During the fall of their junior year, interested students apply directly to the Johns Hopkins University School of Nursing. To apply, they must have completed the required courses and have a minimum grade point average of 3.0. At Johns Hopkins, our students pursue a bachelor of science in nursing (B.S.N.) and then have the option to pursue a master of science in nursing (M.S.N.). After completing the first year at Johns Hopkins, students in the 3-2 program receive their bachelor of arts (B.A.) from Wittenberg and then receive their B.S.N. at the end of the second year. The 3-1 program is an accelerated program in which students receive their B.A. from Wittenberg and B.S.N. from Johns Hopkins at the end of their first year at Johns Hopkins.
Clinical training is conducted at many sites in the Baltimore metropolitan area, including the Johns Hopkins Hospital, which has been rated the #1 hospital for many consecutive years by U.S. News & World Report.
Case Western Reserve University:
Wittenberg has a 3-4 program with Case Western Reserve University’s Frances Payne Bolton School of Nursing, which consistently ranks in the top 10 nursing schools in the country.

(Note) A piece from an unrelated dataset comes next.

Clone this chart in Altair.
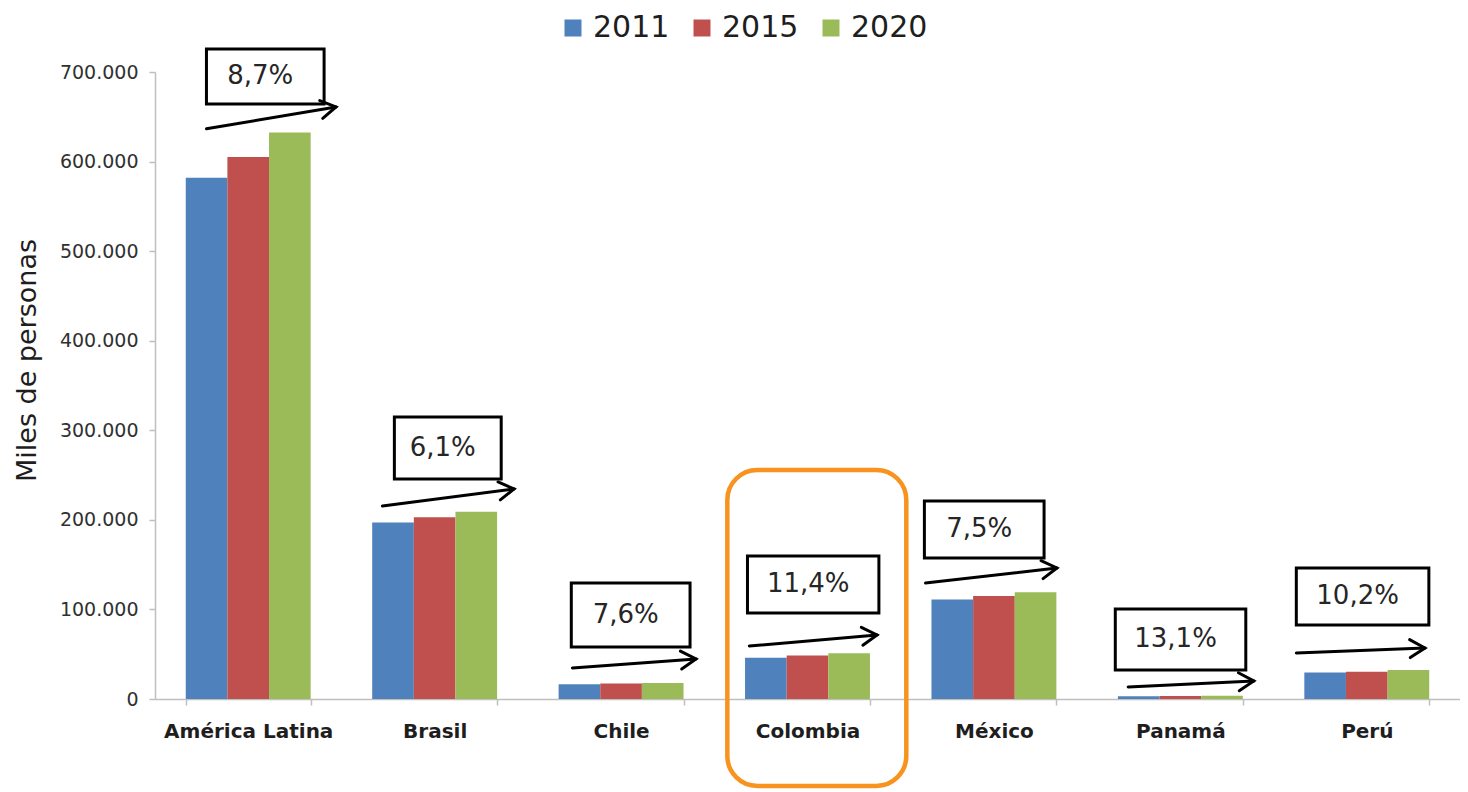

Students apply to Case during their junior year. After the first two years at Case, students must pass the national licensing exam for nursing (NLEXRN). Upon completing four years of nursing courses at Case, students receive their doctor of nursing (N.D.). An interesting feature of this program is the required research component, involving six to twelve months of clinical research. Students use their research findings to complete their doctoral thesis.
Wittenberg offers all courses required for admission to both cooperative programs in nursing, as well as other health profession schools. Those interested in one of the cooperative programs are required to take one year of general biology, one year of general chemistry, and one semester of human anatomy and physiology. Each program requires additional courses in other academic areas. Please visit www.wittenberg.edu/nursing for more specific information.
Our pre-health advisers work closely with each pre-health student and conduct annual advising sessions to discuss academic performance, extracurricular activities and healthrelated experiences.
Wittenberg offers a free MCAT/DAT/OAT/PCAT review program run by our students with the help of faculty in the science departments, and the KAPLAN MCAT review course for a fee.
We will strongly encourage you to gain practical, hands-on experience in your field of interest, not only because most nursing schools prefer this, but also because it helps you identify a career path. Community Mercy Health Partners in Springfield provides formal internship opportunities in our local hospital system, and additional healthcare practitioners have formally agreed to mentor our junior and senior students in their private practice.
Although admission to health professional schools is very competitive, Wittenberg students have enjoyed a high placement rate. In the last 10 years, our graduates have been accepted to the following nursing programs:
- Bellarmine University
- Boston College
- Case Western Reserve University
- Cleveland State University
- College of Mount St. Joseph
- Indiana University
- Johns Hopkins University
- Kent State University
- Loyola University
- Michigan State University
- The Ohio State University
- University of Cincinnati
- University of Delaware
- University of North Carolina
- University of Virginia
- Villanova University
Pre-Health Professions Club:
Members are focused on attaining advanced degrees in a health field. They take field trips to academic conferences, bring in a variety of health care specialists to speak about their professions, organize first-aid and CPR certification classes, and educate others about health-related issues. Students administer full-length practice MCATs and enlist faculty to conduct review sessions for the MCAT, OAT, DAT and PCAT.